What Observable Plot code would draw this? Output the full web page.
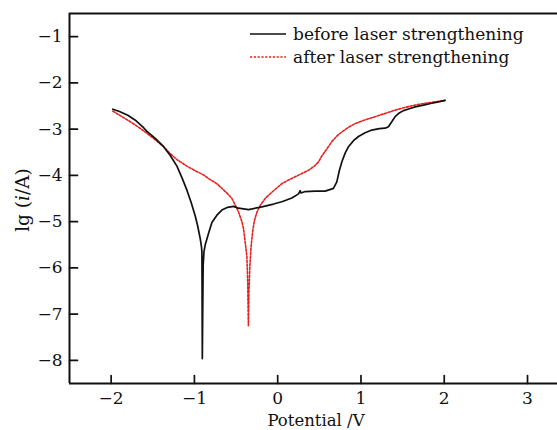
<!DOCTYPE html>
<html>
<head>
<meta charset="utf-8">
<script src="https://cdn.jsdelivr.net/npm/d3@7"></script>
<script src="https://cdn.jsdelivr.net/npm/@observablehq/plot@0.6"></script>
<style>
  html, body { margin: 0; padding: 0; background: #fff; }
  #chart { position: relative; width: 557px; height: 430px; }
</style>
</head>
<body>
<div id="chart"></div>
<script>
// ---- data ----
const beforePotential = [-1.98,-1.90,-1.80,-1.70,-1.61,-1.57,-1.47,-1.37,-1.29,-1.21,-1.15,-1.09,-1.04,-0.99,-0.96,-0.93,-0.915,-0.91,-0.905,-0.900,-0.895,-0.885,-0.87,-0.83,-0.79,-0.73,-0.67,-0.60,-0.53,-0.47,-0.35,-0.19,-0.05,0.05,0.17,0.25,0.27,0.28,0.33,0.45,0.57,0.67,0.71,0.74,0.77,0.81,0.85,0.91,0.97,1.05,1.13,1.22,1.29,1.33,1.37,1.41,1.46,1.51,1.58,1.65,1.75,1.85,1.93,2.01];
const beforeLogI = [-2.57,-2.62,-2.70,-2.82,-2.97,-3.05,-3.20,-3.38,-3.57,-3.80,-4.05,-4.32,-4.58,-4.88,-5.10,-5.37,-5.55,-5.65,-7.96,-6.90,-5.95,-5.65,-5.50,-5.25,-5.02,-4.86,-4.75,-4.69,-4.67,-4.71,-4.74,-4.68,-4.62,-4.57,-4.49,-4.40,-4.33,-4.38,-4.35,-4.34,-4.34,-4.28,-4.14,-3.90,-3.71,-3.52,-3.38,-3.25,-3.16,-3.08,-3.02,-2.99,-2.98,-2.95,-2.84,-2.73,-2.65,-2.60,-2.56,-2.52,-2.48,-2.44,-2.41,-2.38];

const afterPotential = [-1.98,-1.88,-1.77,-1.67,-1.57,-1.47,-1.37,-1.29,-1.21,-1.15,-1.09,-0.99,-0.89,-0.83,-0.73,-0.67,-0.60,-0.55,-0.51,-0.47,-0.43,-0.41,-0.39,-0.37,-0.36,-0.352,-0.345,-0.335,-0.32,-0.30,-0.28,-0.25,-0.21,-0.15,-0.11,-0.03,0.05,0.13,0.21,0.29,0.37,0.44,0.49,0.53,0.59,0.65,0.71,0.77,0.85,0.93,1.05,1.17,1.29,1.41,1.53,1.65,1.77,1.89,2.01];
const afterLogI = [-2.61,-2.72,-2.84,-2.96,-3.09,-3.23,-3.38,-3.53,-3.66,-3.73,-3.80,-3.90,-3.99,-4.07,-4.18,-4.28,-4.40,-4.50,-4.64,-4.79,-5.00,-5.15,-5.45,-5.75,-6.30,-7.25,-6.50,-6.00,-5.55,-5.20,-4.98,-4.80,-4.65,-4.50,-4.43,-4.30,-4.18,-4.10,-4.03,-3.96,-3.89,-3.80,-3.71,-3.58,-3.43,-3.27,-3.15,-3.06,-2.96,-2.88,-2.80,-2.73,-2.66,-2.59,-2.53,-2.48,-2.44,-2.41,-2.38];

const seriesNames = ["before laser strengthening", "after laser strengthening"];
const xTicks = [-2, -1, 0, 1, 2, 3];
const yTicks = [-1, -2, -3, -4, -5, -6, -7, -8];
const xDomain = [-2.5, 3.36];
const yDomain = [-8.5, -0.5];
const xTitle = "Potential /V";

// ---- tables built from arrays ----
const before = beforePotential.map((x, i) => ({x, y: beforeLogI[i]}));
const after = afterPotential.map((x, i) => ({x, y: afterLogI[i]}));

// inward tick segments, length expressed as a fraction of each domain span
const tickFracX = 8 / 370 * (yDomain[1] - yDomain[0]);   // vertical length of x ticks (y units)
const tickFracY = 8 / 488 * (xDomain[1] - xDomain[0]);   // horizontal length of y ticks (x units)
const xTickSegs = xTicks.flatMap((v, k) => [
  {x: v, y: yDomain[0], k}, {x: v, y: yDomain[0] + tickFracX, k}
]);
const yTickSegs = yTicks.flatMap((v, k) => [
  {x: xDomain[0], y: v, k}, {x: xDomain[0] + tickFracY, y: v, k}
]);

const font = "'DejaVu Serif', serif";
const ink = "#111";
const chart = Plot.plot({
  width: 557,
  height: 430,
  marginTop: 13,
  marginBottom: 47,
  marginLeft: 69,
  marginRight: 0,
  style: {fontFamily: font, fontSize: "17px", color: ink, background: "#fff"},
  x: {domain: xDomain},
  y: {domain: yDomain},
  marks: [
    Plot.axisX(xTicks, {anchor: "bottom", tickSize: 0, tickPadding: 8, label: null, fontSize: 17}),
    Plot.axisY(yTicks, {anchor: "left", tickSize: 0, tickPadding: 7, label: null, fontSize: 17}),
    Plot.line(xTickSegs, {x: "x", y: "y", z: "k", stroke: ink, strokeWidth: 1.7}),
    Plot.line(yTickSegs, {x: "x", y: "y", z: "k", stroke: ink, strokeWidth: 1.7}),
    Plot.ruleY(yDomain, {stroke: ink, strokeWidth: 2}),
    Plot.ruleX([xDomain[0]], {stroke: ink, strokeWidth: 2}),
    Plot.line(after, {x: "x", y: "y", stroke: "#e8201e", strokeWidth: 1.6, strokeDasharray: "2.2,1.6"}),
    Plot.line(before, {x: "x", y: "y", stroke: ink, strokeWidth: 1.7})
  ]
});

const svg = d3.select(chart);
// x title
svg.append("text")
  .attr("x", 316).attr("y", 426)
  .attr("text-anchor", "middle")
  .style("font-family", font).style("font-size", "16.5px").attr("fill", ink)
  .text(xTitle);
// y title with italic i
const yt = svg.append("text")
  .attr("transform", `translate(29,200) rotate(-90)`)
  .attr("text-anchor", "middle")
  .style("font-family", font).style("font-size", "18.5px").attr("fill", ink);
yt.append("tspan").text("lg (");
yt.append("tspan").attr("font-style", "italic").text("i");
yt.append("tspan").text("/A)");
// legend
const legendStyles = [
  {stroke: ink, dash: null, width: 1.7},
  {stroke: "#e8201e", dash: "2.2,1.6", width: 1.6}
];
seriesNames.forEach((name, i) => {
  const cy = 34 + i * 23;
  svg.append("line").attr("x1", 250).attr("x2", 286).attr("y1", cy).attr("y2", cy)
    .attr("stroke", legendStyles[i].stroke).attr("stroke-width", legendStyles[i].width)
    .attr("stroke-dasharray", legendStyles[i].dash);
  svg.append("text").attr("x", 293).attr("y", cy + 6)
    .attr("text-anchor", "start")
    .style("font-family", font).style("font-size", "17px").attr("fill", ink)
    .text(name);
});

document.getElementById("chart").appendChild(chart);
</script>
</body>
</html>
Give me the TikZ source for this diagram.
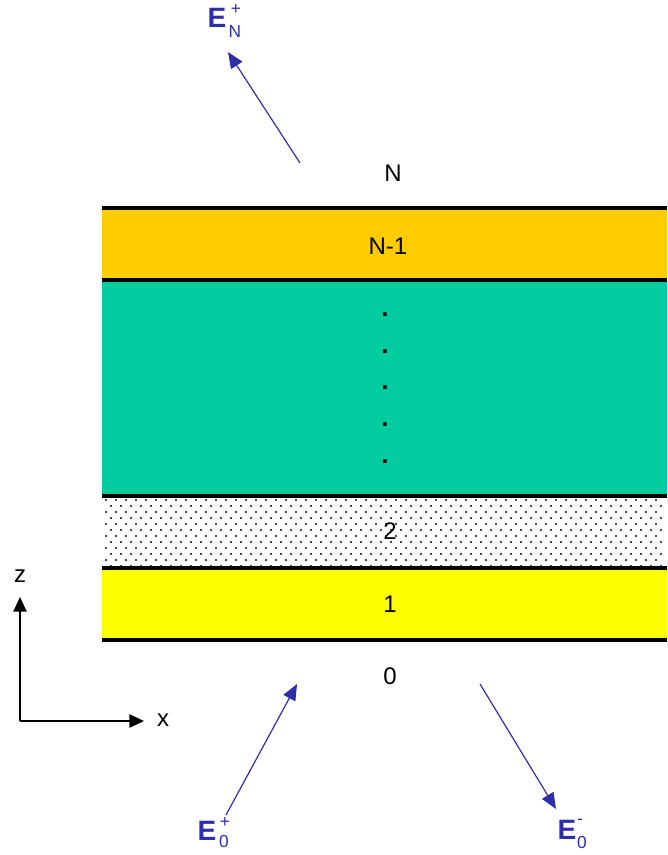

------------------------------

== PROBLEM TO SOLVE ==
Some lines of the records may hold the word "this". How many do? Answer with a number and nothing else.

== EXERCISE RESPONSE ==
2